Still, Harmony has proven to be liked by Linux users, actually over 45% of the user base is Linux users.

Is that based on continuous use or people who download it, try it once and uninstall it?

vincelwt commented 7 years ago

Webmusic and the 2 Google Music players I think you are talking about are web wrappers, meaning that it depends on the original webpage and needs an internet connectivity. That's why I don't think there is any app like Harmony. I never said it was revolutionary, it don't need to be.

To answer your last question, stats are based on active users.

JasonLG1979 commented 7 years ago

Webmusic and the 2 Google Music players I think you are talking about are web wrappers, meaning that it depends on the original webpage and needs an internet connectivity.

They are I believe. But Harmony also depends on an internet connection for it's online content I'd imagine. I really don't see being a web wrapper as a problem from the users point of view. It does make it more fragile from the devs point of view I'd imagine though.

I'm not trying to knock Harmony. It could be a really neat app. I just hate to see programs go closed source. All things being equal opensource is just a better development model IMHO. I especially hate to see apps go nagware. Instead of nagware I'd go Freemium. Just have the licence unlock online features for example, and drop the nags or just have a nag on the 1st run and/or in the prefs window or wherever you would enable online features.

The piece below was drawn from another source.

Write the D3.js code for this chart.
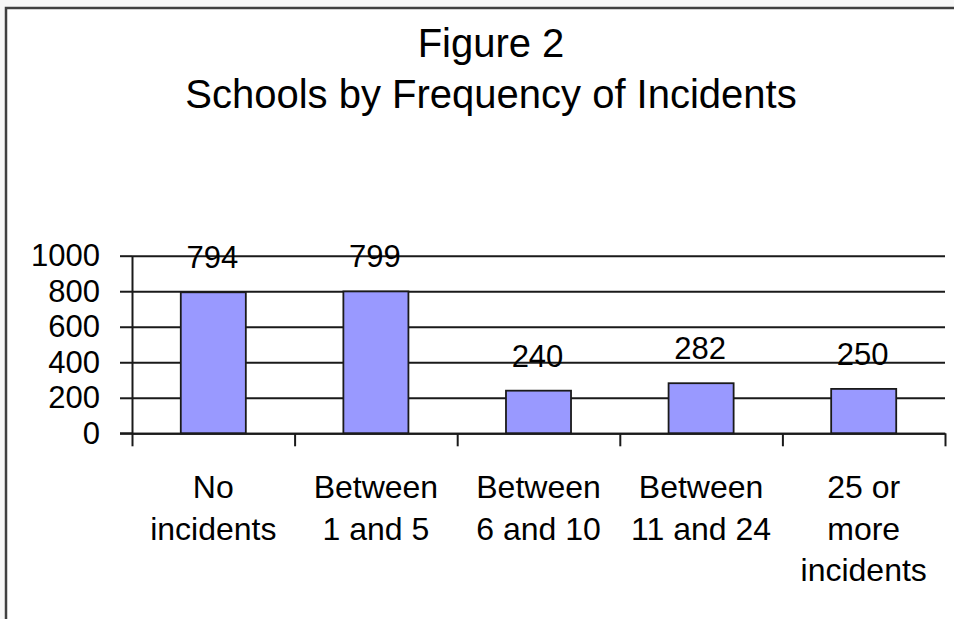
<!DOCTYPE html>
<html>
<head>
<meta charset="utf-8">
<script src="https://cdn.jsdelivr.net/npm/d3@7"></script>
<style>
  html, body { margin: 0; padding: 0; background: #f7f7f7; }
  svg { display: block; }
  text { font-family: "Liberation Sans", Arial, sans-serif; fill: #000; }
</style>
</head>
<body>
<div id="chart"></div>
<script>
// Chart data.
var titleLines = ['Figure 2', 'Schools by Frequency of Incidents'];

// Each category is split over the lines it is drawn on.
var categories = [
  ['No', 'incidents'],
  ['Between', '1 and 5'],
  ['Between', '6 and 10'],
  ['Between', '11 and 24'],
  ['25 or', 'more', 'incidents']
];

// Number of schools in each category.
var schools = [794, 799, 240, 282, 250];

// Value axis ticks.
var yTicks = [0, 200, 400, 600, 800, 1000];

// Namespace for drawing, fig for Figure.
var fig = {

  WIDTH: 954,
  HEIGHT: 619,

  // Plot area edges.
  LEFT: 132,
  RIGHT: 945,
  TOP: 255.7,
  BOTTOM: 433.3,

  BAR_FILL: '#9999ff',
  LINE_COLOR: '#1a1a1a',

  /**
   * Draw the whole figure.
   */
  init: function() {
    var svg = d3.select('#chart').append('svg')
      .attr('width', fig.WIDTH)
      .attr('height', fig.HEIGHT);

    // Chart area frame, cut off at the right and bottom like the picture.
    svg.append('rect')
      .attr('x', 6).attr('y', 8)
      .attr('width', fig.WIDTH + 20).attr('height', fig.HEIGHT + 20)
      .attr('fill', '#fff')
      .attr('stroke', '#404040')
      .attr('stroke-width', 2.5);

    var x = d3.scaleBand()
      .domain(d3.range(categories.length))
      .range([fig.LEFT, fig.RIGHT])
      .paddingInner(0.6)
      .paddingOuter(0.3);

    var y = d3.scaleLinear()
      .domain([0, 1000])
      .range([fig.BOTTOM, fig.TOP]);

    fig.drawTitle(svg);
    fig.drawGrid(svg, y);
    fig.drawBars(svg, x, y);
    fig.drawAxes(svg, x, y);
  },

  /**
   * Two centred title lines.
   */
  drawTitle: function(svg) {
    svg.append('g').selectAll('text')
      .data(titleLines)
      .join('text')
      .attr('x', 491)
      .attr('y', function(d, i) { return 57 + i * 51; })
      .attr('text-anchor', 'middle')
      .attr('font-size', 40)
      .text(function(d) { return d; });
  },

  /**
   * Horizontal gridlines at each value tick.
   */
  drawGrid: function(svg, y) {
    svg.append('g')
      .attr('transform', 'translate(' + fig.LEFT + ',0)')
      .call(d3.axisLeft(y)
        .tickValues(yTicks)
        .tickSize(-(fig.RIGHT - fig.LEFT))
        .tickFormat(''))
      .call(function(g) {
        g.select('.domain').remove();
        g.selectAll('line')
          .attr('stroke', fig.LINE_COLOR)
          .attr('stroke-width', 2);
      });
  },

  /**
   * Bars and their value labels.
   */
  drawBars: function(svg, x, y) {
    var g = svg.append('g');

    g.selectAll('rect')
      .data(schools)
      .join('rect')
      .attr('x', function(d, i) { return x(i); })
      .attr('y', function(d) { return y(d); })
      .attr('width', x.bandwidth())
      .attr('height', function(d) { return y(0) - y(d); })
      .attr('fill', fig.BAR_FILL)
      .attr('stroke', fig.LINE_COLOR)
      .attr('stroke-width', 1.8);

    g.selectAll('text')
      .data(schools)
      .join('text')
      .attr('x', function(d, i) { return x(i) + x.bandwidth() / 2 - 1; })
      .attr('y', function(d) { return y(d) - 24; })
      .attr('text-anchor', 'middle')
      .attr('font-size', 31)
      .attr('fill', '#222')
      .text(function(d) { return d; });
  },

  /**
   * Value axis with labels, category axis with ticks between bars.
   */
  drawAxes: function(svg, x, y) {
    // Value axis.
    svg.append('g')
      .attr('transform', 'translate(' + fig.LEFT + ',0)')
      .call(d3.axisLeft(y)
        .tickValues(yTicks)
        .tickSize(12)
        .tickSizeOuter(0)
        .tickPadding(20)
        .tickFormat(d3.format('d')))
      .call(function(g) {
        g.selectAll('line, path')
          .attr('stroke', fig.LINE_COLOR)
          .attr('stroke-width', 2);
        g.selectAll('text')
          .attr('font-family', '"Liberation Sans", Arial, sans-serif')
          .attr('font-size', 31)
          .attr('fill', '#222');
      });

    // Category axis: ticks sit on band edges, labels are drawn by hand
    // because they wrap onto several lines.
    var edges = x.domain().map(function(i) { return x(i) - x.step() * x.paddingOuter(); });
    edges.push(fig.RIGHT);
    var edgeScale = d3.scaleLinear().domain([fig.LEFT, fig.RIGHT]).range([fig.LEFT, fig.RIGHT]);

    svg.append('g')
      .attr('transform', 'translate(0,' + fig.BOTTOM + ')')
      .call(d3.axisBottom(edgeScale)
        .tickValues(edges)
        .tickSize(13)
        .tickSizeOuter(0)
        .tickFormat(''))
      .call(function(g) {
        g.selectAll('line, path')
          .attr('stroke', fig.LINE_COLOR)
          .attr('stroke-width', 2);
      });

    // Horizontal stub of the axis left of the value axis.
    svg.append('line')
      .attr('x1', fig.LEFT - 12).attr('x2', fig.LEFT)
      .attr('y1', fig.BOTTOM).attr('y2', fig.BOTTOM)
      .attr('stroke', fig.LINE_COLOR)
      .attr('stroke-width', 2);

    var labels = svg.append('g').selectAll('text')
      .data(categories)
      .join('text')
      .attr('text-anchor', 'middle')
      .attr('font-size', 32)
      .attr('fill', '#222');

    labels.selectAll('tspan')
      .data(function(d, i) {
        return d.map(function(line) { return { line: line, i: i }; });
      })
      .join('tspan')
      .attr('x', function(d) { return x(d.i) + x.bandwidth() / 2; })
      .attr('y', function(d, j) { return 498 + j * 41.5; })
      .text(function(d) { return d.line; });
  }
};

// Draw it.
fig.init();
</script>
</body>
</html>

vincelwt commented 7 years ago

Why do you hate nagware? In Harmony's case, I don't think the popup really is annoying. I don't think a freemium model would work for Harmony. Currently, the popup asking for registration is only showing when you refresh your library, which isn't so often. So even free users have access to all the features without too much trouble. Going freemium would block free users of important features, which I don't really want to do.